For Derek's Carnival, Pt. I
Remember--the Bible is nothing. That is, it is not something you can hold in your hand, it is not paper with ink scratches on it, it is not what monks copied down painfully word by word into their manuscripts, it is not what you translate in N.T. Greek 101: just like this--"1"--is not the number one.
The Bible only exists in relation to a reader. That is not to say the reader can make it up as she goes along, though very many do just that. Rather, the Bible is like a symphony that only truly exists when performed; just so, the Bible only exists when it is "performed," when it is read. But not all readings are alike. There are lousy readings and brilliant readings, but even reading is not something between the individual and a text.
For any reading activity is necessarily embedded in a practice of reading, a practice which does not occur all at once in any single reading, whose significance stretches out beyond any particular reader reading a particular text at a particular time. Reading must be social--this even when the reader is alone in his room, say, with his book.
The Bible as literature is not the Bible as canon, though they are not disjoined; i.e. "Bible" is not purely equivocal here, but something like equivocal pros hen. For many Christians, reading the Bible as canon exerts a prior claim on the performance of reading the Bible; it is the focus point from which any reading of the Bible derives its identity. This is disputed, of course; other critical reading styles will read from different foci. These readings produce real variety in the items read.
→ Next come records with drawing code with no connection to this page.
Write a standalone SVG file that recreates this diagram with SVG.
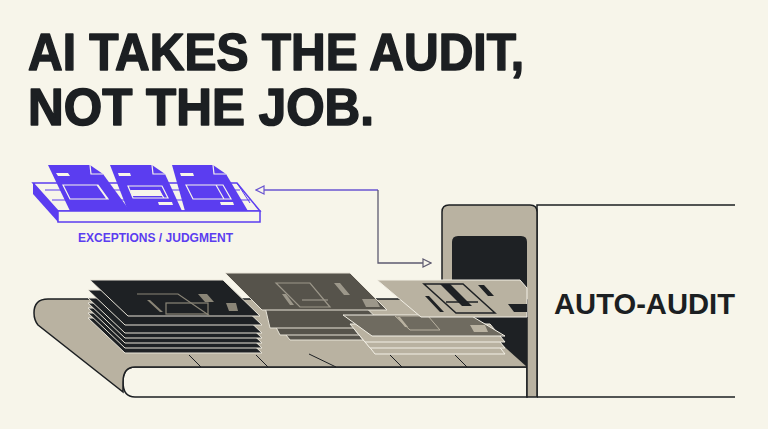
<svg xmlns="http://www.w3.org/2000/svg" width="768" height="429" viewBox="0 0 768 429">
<defs>
<style>
.t{font-family:"Liberation Sans",Arial,sans-serif;font-weight:bold}
.ink{stroke:#1c1f22;stroke-width:1.5}
.dk{fill:#1e2124;stroke:#e8e4d8;stroke-width:1}
.md{fill:#56534b;stroke:#e8e4d8;stroke-width:1}
.lt{fill:#b9b2a1;stroke:#f3f0e6;stroke-width:1}
.pu{fill:#5b3df0}
.h{stroke:#1c1f22;stroke-width:1.6;stroke-linejoin:round}
</style>
<marker id="ah" viewBox="0 0 10 10" refX="9" refY="5" markerWidth="10" markerHeight="10" markerUnits="userSpaceOnUse" orient="auto"><path d="M1,1 L9,5 L1,9 Z" fill="#f7f5ea" stroke="context-stroke" stroke-width="1.2"/></marker>
</defs>
<rect width="768" height="429" fill="#f7f5ea"/>
<text class="t h" x="28" y="70" font-size="52" fill="#1c1f22" textLength="496" lengthAdjust="spacingAndGlyphs">AI TAKES THE AUDIT,</text>
<text class="t h" x="28" y="125" font-size="52" fill="#1c1f22" textLength="346" lengthAdjust="spacingAndGlyphs">NOT THE JOB.</text>

<g id="conveyor">
<path d="M527,367 L135,367 Q123,367 123,382 Q123,397 135,397 L527,397 Z" fill="#f7f5ea" class="ink"/>
<path d="M527,299 L48,299 Q34,299 34,313 Q34,320 38,325 L123,392 L123,382 Q123,367 135,367 L527,367 Z" fill="#b9b2a1" class="ink"/>
<g stroke="#1c1f22" stroke-width="1">
<path d="M189,355 L201,367 M256,355 L268,367 M309,354 L336,367 M390,355 L402,367 M455,355 L467,367"/>
</g>
</g>

<g id="machine">
<path d="M537,397 L537,205 L735,205" fill="none" class="ink"/>
<path d="M537,397 L735,397" class="ink"/>
<path d="M442,300 L442,212 Q442,205 449,205 L530,205 Q537,205 537,212 L537,397 L527,397 L527,300 Z" fill="#b9b2a1" class="ink"/>
<path d="M452,300 L452,242 Q452,236 458,236 L521,236 Q527,236 527,242 L527,367 L452,300 Z" fill="#1e2124"/>
<text class="t" x="554" y="314" font-size="30" fill="#1c1f22" textLength="181" lengthAdjust="spacingAndGlyphs">AUTO-AUDIT</text>
</g>

<g id="dark-stack">
<path class="dk" d="M88,318 L225,318 L262,353 L125,353 Z"/>
<path class="dk" d="M88,313 L225,313 L262,348 L125,348 Z"/>
<path class="dk" d="M88,308 L225,308 L262,343 L125,343 Z"/>
<path class="dk" d="M88,303 L225,303 L262,338 L125,338 Z"/>
<path class="dk" d="M88,298 L225,298 L262,333 L125,333 Z"/>
<path class="dk" d="M88,290 L225,290 L262,325 L125,325 Z"/>
<path class="dk" d="M90,280 L223,280 L260,316 L128,316 Z"/>
<path d="M137,294 L178,294 L210,316" fill="none" stroke="#8a8577" stroke-width="1.2"/>
<rect x="166" y="303" width="42" height="11" fill="none" stroke="#8a8577" stroke-width="1.2"/>
<path d="M198,294 L207,294 L214,302 L205,302 Z M226,303 L236,303 L238,311 L229,311 Z M147,300 L150,300 L163,312 L160,312 Z" fill="#8a8577"/>
</g>

<g id="mid-stack">
<path class="md" d="M262,305 L352,305 L387,340 L290,340 Z"/>
<path class="md" d="M262,300 L352,300 L387,335 L280,335 Z"/>
<path class="md" d="M262,294 L352,294 L387,328 L270,328 Z"/>
<path class="md" d="M225,273 L350,273 L387,310 L262,310 Z"/>
<path d="M276,283 L310,283 L330,307 L300,307 Z" fill="none" stroke="#9c978a" stroke-width="1.2"/>
<path d="M302,300 L328,300" stroke="#9c978a" stroke-width="1.2"/>
<path d="M334,283 L340,283 L350,295 L344,295 Z M362,299 L376,299 L380,307 L366,307 Z M282,294 L286,294 L294,305 L290,305 Z" fill="#9c978a"/>
</g>

<g id="light-stack">
<path class="lt" d="M360,335 L490,335 L505,354 L375,354 Z"/>
<path class="lt" d="M355,330 L490,330 L505,348 L370,348 Z"/>
<path class="lt" d="M350,324 L490,324 L505,342 L365,342 Z"/>
<path d="M343,315 L470,315 L505,336 L372,336 Z" fill="#6f6b60" stroke="#f3f0e6" stroke-width="1"/>
<path d="M395,316 L428,316 L440,330 L410,330 Z" fill="none" stroke="#b9b2a1" stroke-width="1"/>
<path d="M470,325 L485,325 L488,332 L474,332 Z M397,317 L400,317 L408,327 L405,327 Z" fill="#b9b2a1"/>
<path class="lt" d="M377,280 L520,280 L527,288 L527,317 L421,317 Z"/>
<path d="M424,284 L463,284 L495,313 L456,313 Z" fill="none" stroke="#1e2124" stroke-width="1.5"/>
<path d="M440,284 L450,284 L472,306 L462,306 Z M478,285 L484,285 L494,296 L488,296 Z M425,296 L429,296 L444,312 L440,312 Z M508,304 L527,304 L527,312 L514,312 Z" fill="#1e2124"/>
<path d="M446,302 L478,302" stroke="#1e2124" stroke-width="1.5"/>
</g>

<g id="exceptions-tray">
<path d="M33,183 L237,183 L260,211 L58,211 Z" fill="#f7f5ea" stroke="#5b3df0" stroke-width="1.5"/>
<path d="M33,183 L58,211 L58,222 L33,194 Z" class="pu"/>
<rect x="58" y="211" width="202" height="11" fill="#f7f5ea" stroke="#5b3df0" stroke-width="1.5"/>
<path d="M45,190 L240,190 M52,200 L250,200" stroke="#5b3df0" stroke-width="1"/>
<path class="pu" d="M48,165 L90,165 L103,174 L130,211 L70,211 Z"/>
<path class="pu" d="M110,165 L152,165 L165,174 L182,211 L128,211 Z"/>
<path class="pu" d="M172,165 L213,165 L226,174 L248,211 L185,211 Z"/>
<g fill="none" stroke="#f7f5ea" stroke-width="1.2">
<path d="M90,165 L91,174 L103,174 M152,165 L153,174 L165,174 M213,165 L214,174 L226,174"/>
<path d="M63,185 L98,185 L108,199 L70,199 Z M97,185 L107,199"/>
<path d="M128,186 L162,186 L168,198 L133,198 Z M158,190 L164,198"/>
<path d="M186,185 L223,185 L231,199 L193,199 Z M216,185 L224,199"/>
</g>
<path d="M56,173 L68,173 L70,176 L58,176 Z M118,173 L130,173 L131,176 L119,176 Z M180,173 L193,173 L194,176 L181,176 Z M158,202 L172,202 L173,205 L159,205 Z M220,202 L233,202 L234,205 L221,205 Z M130,190 L160,190 L163,196 L132,196 Z" fill="#f7f5ea"/>
<path d="M237,183 L250,203" stroke="#5b3df0" stroke-width="1"/>
<text class="t" x="78" y="242" font-size="12" fill="#5b3df0" textLength="155" lengthAdjust="spacingAndGlyphs">EXCEPTIONS / JUDGMENT</text>
</g>

<g id="connectors" fill="none" stroke-width="1.3">
<path d="M378,190 L256,190" stroke="#6a55d0" marker-end="url(#ah)"/>
<path d="M378,190 L378,263 L431,263" stroke="#5e5a70" marker-end="url(#ah)"/>
</g>
</svg>
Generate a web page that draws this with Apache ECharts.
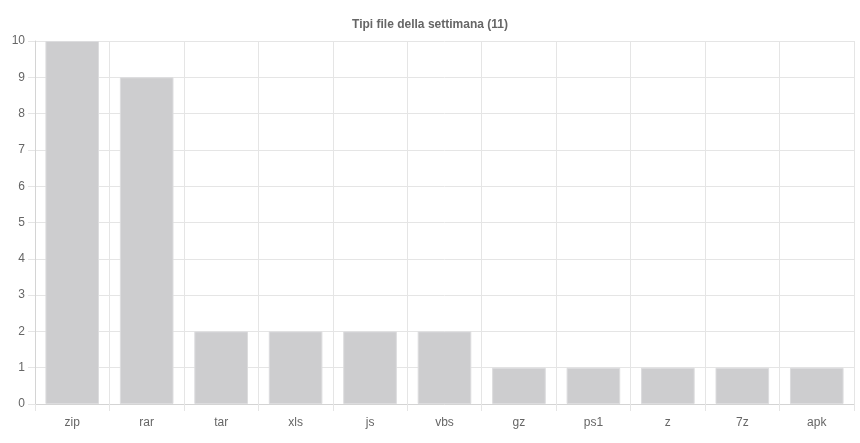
<!DOCTYPE html>
<html><head><meta charset="utf-8">
<script src="https://cdn.jsdelivr.net/npm/echarts@6/dist/echarts.min.js"></script>
<style>html,body{margin:0;padding:0;background:#fff}#c{width:860px;height:443px}</style>
</head><body><div id="c"></div>
<script>
const categories = ['zip','rar','tar','xls','js','vbs','gz','ps1','z','7z','apk'];
const counts = [10, 9, 2, 2, 2, 2, 1, 1, 1, 1, 1];
const titleText = 'Tipi file della settimana (11)';

const chart = echarts.init(document.getElementById('c'), null, {renderer:'canvas'});
chart.setOption({
  animation: false,
  title: {
    text: titleText, left: 'center', top: 14,
    textStyle: {fontFamily: 'Liberation Sans, Arial, sans-serif', fontSize: 12, fontWeight: 'bold', color: '#666'}
  },
  grid: {left: 35, right: 6, top: 41, bottom: 39, containLabel: false},
  xAxis: {
    type: 'category', data: categories, boundaryGap: true,
    axisLine: {show: true, lineStyle: {color: '#d4d4d4', width: 1}},
    axisTick: {show: true, length: 7, lineStyle: {color: '#e5e5e5'}},
    splitLine: {show: true, interval: function (i) { return i < categories.length; }, lineStyle: {color: '#e5e5e5', width: 1}},
    axisLabel: {color: '#666', fontSize: 12, fontFamily: 'Liberation Sans, Arial, sans-serif', margin: 13}
  },
  yAxis: {
    type: 'value', min: 0, max: 10, interval: 1,
    axisLine: {show: true, lineStyle: {color: '#d4d4d4', width: 1}},
    axisTick: {show: true, length: 7, lineStyle: {color: '#e5e5e5'}},
    splitLine: {show: true, lineStyle: {color: '#e5e5e5', width: 1}},
    axisLabel: {color: '#666', fontSize: 12, fontFamily: 'Liberation Sans, Arial, sans-serif', margin: 10}
  },
  series: [{
    type: 'bar', data: counts, barCategoryGap: '28%',
    itemStyle: {color: '#cdcdcf', borderColor: '#dcdcde', borderWidth: 1}
  }]
});
</script></body></html>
To read the Bible as canon is to read it within the church. But the church is church only as holy, as related to God so as to be set apart for God's use, to be available to God from having repented and entered the process of conversion. Thus, no reading of the Bible as canon apart from a community in communion with God is a genuine reading. Other readings constitute different though related objects, but doing genuine Bible reading requires right relation to God. For Anglicans, that means the Bible as canon is read embedded in worship, in liturgy.